Algot Runeman wrote:humph
Pronunciation: /həmf/
exclamation
used to express slightly scornful doubt or dissatisfaction.
Origin:
natural utterance: first recorded in English in the mid 16th century
Very interestingly, the french language took
four centuries to catch up.
When I was in first year of junior high school, I read a translation of "Just so stories" in french where the story of the camel ("How the Camel got his hump") was
not translated. Of course, I did not realize it then but only when, just a few years later, I was fluent enough in english to read the original, and discovered a story I had never read before in french. And I realized that the pun "Humph/hump" was just impossible to translate, explaining the absence of the translation of that particular story.
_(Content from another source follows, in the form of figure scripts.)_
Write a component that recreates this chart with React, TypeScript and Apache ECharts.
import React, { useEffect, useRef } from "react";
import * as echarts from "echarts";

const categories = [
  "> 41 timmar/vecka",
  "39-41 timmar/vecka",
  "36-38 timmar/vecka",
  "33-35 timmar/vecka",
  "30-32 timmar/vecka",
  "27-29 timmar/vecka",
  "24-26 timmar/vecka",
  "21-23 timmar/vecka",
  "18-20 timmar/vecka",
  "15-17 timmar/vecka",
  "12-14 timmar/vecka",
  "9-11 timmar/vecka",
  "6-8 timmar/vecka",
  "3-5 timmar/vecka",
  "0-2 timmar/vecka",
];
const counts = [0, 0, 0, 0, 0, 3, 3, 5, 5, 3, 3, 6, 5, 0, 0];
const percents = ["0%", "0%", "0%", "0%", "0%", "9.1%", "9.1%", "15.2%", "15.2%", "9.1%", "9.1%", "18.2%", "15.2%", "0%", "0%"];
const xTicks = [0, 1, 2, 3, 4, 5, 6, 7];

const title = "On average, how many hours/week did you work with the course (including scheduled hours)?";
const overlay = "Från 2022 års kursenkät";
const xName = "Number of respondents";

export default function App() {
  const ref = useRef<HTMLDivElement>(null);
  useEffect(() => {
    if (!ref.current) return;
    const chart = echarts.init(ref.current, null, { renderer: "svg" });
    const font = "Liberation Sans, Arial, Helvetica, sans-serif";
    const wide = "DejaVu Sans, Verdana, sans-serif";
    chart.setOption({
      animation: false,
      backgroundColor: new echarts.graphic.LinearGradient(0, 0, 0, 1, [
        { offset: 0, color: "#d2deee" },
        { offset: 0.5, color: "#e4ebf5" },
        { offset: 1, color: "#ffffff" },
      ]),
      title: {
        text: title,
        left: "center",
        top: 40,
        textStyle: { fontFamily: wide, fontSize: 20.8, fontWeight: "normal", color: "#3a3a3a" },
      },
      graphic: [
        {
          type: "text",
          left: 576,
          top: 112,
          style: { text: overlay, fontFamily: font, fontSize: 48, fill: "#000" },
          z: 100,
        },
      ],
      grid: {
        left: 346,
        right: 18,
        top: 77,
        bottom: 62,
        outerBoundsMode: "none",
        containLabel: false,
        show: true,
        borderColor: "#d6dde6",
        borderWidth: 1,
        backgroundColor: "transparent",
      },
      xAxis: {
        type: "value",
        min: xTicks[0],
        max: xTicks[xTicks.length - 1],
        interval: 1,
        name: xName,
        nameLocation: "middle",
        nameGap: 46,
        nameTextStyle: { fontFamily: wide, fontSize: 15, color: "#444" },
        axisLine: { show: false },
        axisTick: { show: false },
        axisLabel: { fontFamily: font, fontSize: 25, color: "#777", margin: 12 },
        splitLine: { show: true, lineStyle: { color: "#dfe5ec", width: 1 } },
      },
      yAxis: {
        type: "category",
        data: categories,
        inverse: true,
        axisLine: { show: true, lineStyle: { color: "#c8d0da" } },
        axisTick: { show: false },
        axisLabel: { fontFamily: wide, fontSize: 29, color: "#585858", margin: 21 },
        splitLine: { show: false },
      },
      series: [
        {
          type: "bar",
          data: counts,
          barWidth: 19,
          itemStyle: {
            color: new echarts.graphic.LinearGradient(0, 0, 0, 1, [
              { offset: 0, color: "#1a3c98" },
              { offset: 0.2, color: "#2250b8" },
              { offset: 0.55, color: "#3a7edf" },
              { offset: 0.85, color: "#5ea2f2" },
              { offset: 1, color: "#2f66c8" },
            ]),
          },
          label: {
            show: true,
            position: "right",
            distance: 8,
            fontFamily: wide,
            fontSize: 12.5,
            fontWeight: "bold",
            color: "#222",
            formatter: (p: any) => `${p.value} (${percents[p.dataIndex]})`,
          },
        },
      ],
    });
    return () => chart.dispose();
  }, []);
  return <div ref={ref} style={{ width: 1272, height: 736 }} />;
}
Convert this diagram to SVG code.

A few (about 10?) years ago I bumped into a reedition of that translation of "Just so stories", by the same editor, the same cover, and essentially the same text for most of the stories, with a major change: the story of the camel
was translated. The expletive "Bof !" which just did not exist 30 years earlier, had in the meantime appeared with exactly the meaning of "Humph !" and was perfect to rhyme with "bosse", the exact word for a camel's hump. So the translation of the pun was in perfect parallel with the original.
At that point I really marveled about the evolution of french language that allowed this to happen. Or was it because of Kipling's story that the expletive "Bof !" had entered the french language?
EPS, have you ever seen a translation of "How the Camel got his hump" in flemish and/or dutch? Does it go through? Did it, 30 years ago ?
Anyone fluent in some other language, any comment relevant to this?